Pringle notes a similar focus on interaction between bike and body: “There is a small but significant interaction of the bike on the body and vice versa, that’s particularly seen in the air coming off the front wheel and forks and how it flows onto the legs and hips, and to a lesser extent the air flow off the handlebars or TT extensions and onto the arms, head and torso. The clever bit is in understanding this as a whole system.

“Even with advanced capabilities of a wind tunnel and CFD, being able to tame these incredibly complex flow interactions to design kit around them is a hugely impressive ask. What we do at the Boardman Performance Centre is work predominantly with the human part of that ergonomics equation, and that requires a skilful aerodynamicist who also understands the biomechanics of a rider operating at the limits of their physical capabilities.”

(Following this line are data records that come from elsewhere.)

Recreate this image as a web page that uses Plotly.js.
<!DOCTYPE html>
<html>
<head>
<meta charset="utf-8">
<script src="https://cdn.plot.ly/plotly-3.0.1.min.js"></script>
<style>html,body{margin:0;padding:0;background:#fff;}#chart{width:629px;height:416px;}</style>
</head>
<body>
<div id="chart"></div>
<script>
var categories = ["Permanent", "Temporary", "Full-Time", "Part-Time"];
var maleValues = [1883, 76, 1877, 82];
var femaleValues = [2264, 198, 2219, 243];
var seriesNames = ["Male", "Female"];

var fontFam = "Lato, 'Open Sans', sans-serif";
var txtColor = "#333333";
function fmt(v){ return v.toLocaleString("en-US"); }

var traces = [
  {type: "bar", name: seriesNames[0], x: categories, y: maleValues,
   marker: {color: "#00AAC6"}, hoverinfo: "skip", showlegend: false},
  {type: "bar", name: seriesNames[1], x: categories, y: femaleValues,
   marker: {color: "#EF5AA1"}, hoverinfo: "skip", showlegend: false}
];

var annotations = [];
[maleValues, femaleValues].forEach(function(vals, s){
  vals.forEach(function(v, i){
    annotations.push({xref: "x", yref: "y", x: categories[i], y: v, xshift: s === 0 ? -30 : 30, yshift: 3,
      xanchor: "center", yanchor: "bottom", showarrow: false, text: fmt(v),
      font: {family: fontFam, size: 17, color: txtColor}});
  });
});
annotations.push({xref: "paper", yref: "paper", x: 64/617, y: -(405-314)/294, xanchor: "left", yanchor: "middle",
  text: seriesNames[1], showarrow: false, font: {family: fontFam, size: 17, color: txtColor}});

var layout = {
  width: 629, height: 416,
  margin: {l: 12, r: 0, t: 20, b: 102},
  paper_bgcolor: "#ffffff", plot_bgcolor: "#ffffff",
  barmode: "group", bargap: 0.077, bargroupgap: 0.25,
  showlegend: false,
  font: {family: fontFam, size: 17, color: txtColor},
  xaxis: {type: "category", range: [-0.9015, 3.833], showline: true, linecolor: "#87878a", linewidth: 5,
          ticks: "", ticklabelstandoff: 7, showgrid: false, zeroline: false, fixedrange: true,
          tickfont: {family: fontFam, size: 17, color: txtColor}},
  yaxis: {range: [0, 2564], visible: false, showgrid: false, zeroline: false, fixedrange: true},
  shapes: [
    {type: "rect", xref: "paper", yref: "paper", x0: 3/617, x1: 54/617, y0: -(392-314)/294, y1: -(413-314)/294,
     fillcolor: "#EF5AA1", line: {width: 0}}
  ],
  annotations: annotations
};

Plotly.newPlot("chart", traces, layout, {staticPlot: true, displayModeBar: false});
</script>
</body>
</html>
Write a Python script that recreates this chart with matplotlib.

“It certainly helps if the rider can present less frontal area to the wind by adopting a lower torso and narrower arm position, but it’s not simply a question of lower is faster. In fact, we find that it’s the coefficient of drag aspect part of the equation - the air flow characteristics - that requires more thinking but also offers most potential. Indeed, there’s only a certain amount you can do to fold a rider into an ever-smaller frontal area before it negatively impacts on their physical capabilities.

"For a rider with a good starting position, we find that altering a rider’s torso angle to change their frontal area may have only a relatively small impact on their overall drag. More often than not, we find ourselves raising the rider’s cockpit, and any aero losses due to increased frontal area can be offset and more by other favourable changes that improve air flow over their body. Most importantly, with a higher position those changes are more achievable on the road, helping protect or even improve effectiveness of force production at the pedal, and similarly with saddle comfort.

"It’s a fine balancing act of power, efficiency and aerodynamics. At the Boardman Performance Centre, we combine our aerodynamic optimisations with a biomechanical investigation for these reasons.”